### THE REQUEST
Return each line of the data below exactly, omitting any pictures.

(Records excerpted from a collection)

☆ ☆ ☆ ☆ ☆ ☆ ☆

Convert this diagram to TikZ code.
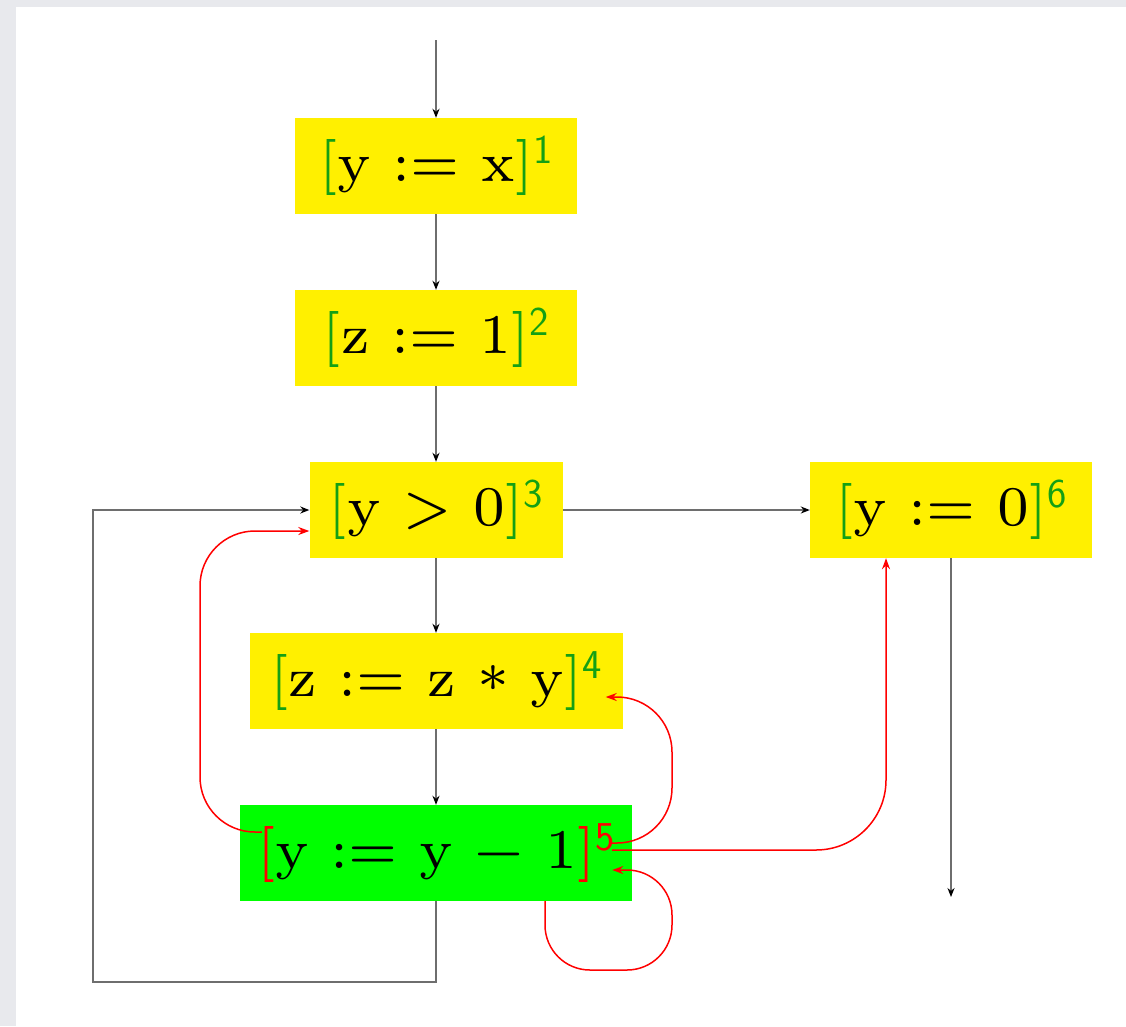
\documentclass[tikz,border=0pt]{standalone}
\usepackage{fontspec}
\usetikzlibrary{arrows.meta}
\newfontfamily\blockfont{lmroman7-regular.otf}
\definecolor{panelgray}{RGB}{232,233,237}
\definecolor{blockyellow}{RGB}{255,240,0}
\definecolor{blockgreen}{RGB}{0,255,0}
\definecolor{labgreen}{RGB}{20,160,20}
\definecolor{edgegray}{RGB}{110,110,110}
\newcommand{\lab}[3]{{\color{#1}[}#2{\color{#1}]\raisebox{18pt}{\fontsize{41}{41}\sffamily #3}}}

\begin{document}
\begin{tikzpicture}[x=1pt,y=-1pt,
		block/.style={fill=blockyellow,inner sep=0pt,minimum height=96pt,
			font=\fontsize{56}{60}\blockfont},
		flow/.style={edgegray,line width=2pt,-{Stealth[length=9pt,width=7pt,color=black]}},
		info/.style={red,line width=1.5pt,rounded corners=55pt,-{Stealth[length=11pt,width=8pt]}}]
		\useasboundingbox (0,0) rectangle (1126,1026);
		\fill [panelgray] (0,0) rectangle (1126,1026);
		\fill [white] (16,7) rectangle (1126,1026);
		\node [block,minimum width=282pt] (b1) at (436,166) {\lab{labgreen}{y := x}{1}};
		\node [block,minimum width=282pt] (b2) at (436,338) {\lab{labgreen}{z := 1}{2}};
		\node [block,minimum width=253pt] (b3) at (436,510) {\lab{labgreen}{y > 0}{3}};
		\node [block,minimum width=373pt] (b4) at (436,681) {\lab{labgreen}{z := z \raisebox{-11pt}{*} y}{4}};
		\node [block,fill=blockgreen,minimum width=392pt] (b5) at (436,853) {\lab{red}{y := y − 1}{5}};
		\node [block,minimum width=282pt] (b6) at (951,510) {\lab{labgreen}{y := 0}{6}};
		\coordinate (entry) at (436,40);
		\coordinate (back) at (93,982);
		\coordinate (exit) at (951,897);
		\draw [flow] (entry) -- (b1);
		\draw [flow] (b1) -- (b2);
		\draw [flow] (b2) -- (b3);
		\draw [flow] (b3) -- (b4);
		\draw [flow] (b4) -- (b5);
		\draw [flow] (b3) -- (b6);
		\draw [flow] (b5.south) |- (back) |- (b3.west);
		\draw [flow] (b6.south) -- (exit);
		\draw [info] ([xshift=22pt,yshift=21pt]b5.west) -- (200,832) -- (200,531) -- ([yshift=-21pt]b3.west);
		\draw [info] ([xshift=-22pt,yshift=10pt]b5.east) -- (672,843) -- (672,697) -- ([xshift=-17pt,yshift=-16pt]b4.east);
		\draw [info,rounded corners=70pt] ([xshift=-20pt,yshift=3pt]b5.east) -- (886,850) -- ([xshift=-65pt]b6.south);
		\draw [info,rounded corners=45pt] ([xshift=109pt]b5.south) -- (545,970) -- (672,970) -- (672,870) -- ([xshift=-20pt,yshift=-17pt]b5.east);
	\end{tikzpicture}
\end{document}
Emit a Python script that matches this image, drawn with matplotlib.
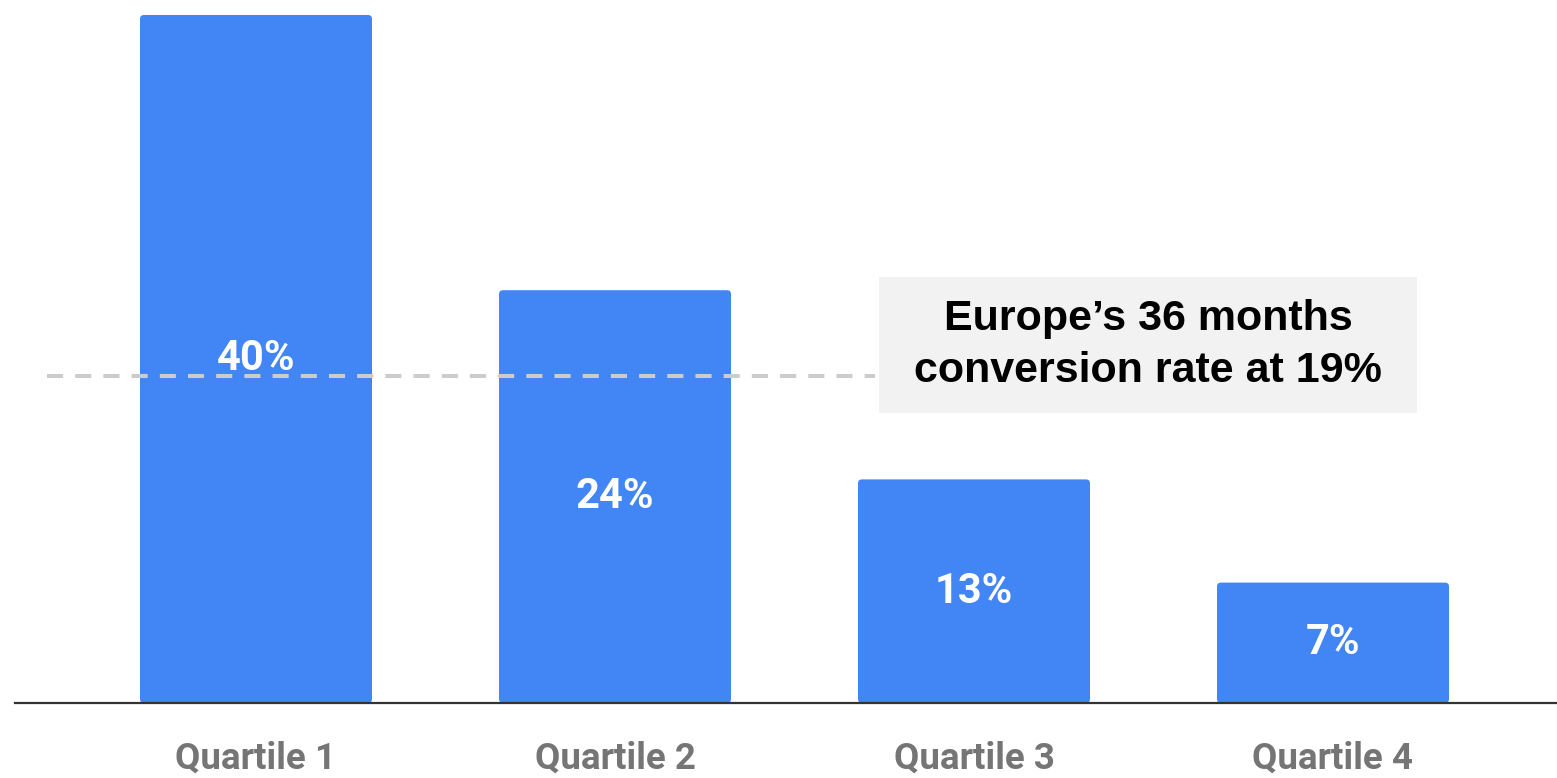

☆ ☆ ☆ ☆ ☆ ☆ ☆

### WORKED ANSWER
Convert this diagram to TikZ code.
\documentclass[tikz,border=0pt]{standalone}
\usepackage{fontspec}
\usetikzlibrary{arrows.meta}
\newfontfamily\blockfont{lmroman7-regular.otf}
\definecolor{panelgray}{RGB}{232,233,237}
\definecolor{blockyellow}{RGB}{255,240,0}
\definecolor{blockgreen}{RGB}{0,255,0}
\definecolor{labgreen}{RGB}{20,160,20}
\definecolor{edgegray}{RGB}{110,110,110}
\newcommand{\lab}[3]{{\color{#1}[}#2{\color{#1}]\raisebox{18pt}{\fontsize{41}{41}\sffamily #3}}}

\begin{document}
\begin{tikzpicture}[x=1pt,y=-1pt,
		block/.style={fill=blockyellow,inner sep=0pt,minimum height=96pt,
			font=\fontsize{56}{60}\blockfont},
		flow/.style={edgegray,line width=2pt,-{Stealth[length=9pt,width=7pt,color=black]}},
		info/.style={red,line width=1.5pt,rounded corners=55pt,-{Stealth[length=11pt,width=8pt]}}]
		\useasboundingbox (0,0) rectangle (1126,1026);
		\fill [panelgray] (0,0) rectangle (1126,1026);
		\fill [white] (16,7) rectangle (1126,1026);
		\node [block,minimum width=282pt] (b1) at (436,166) {\lab{labgreen}{y := x}{1}};
		\node [block,minimum width=282pt] (b2) at (436,338) {\lab{labgreen}{z := 1}{2}};
		\node [block,minimum width=253pt] (b3) at (436,510) {\lab{labgreen}{y > 0}{3}};
		\node [block,minimum width=373pt] (b4) at (436,681) {\lab{labgreen}{z := z \raisebox{-11pt}{*} y}{4}};
		\node [block,fill=blockgreen,minimum width=392pt] (b5) at (436,853) {\lab{red}{y := y − 1}{5}};
		\node [block,minimum width=282pt] (b6) at (951,510) {\lab{labgreen}{y := 0}{6}};
		\coordinate (entry) at (436,40);
		\coordinate (back) at (93,982);
		\coordinate (exit) at (951,897);
		\draw [flow] (entry) -- (b1);
		\draw [flow] (b1) -- (b2);
		\draw [flow] (b2) -- (b3);
		\draw [flow] (b3) -- (b4);
		\draw [flow] (b4) -- (b5);
		\draw [flow] (b3) -- (b6);
		\draw [flow] (b5.south) |- (back) |- (b3.west);
		\draw [flow] (b6.south) -- (exit);
		\draw [info] ([xshift=22pt,yshift=21pt]b5.west) -- (200,832) -- (200,531) -- ([yshift=-21pt]b3.west);
		\draw [info] ([xshift=-22pt,yshift=10pt]b5.east) -- (672,843) -- (672,697) -- ([xshift=-17pt,yshift=-16pt]b4.east);
		\draw [info,rounded corners=70pt] ([xshift=-20pt,yshift=3pt]b5.east) -- (886,850) -- ([xshift=-65pt]b6.south);
		\draw [info,rounded corners=45pt] ([xshift=109pt]b5.south) -- (545,970) -- (672,970) -- (672,870) -- ([xshift=-20pt,yshift=-17pt]b5.east);
	\end{tikzpicture}
\end{document}
Emit a Python script that matches this image, drawn with matplotlib.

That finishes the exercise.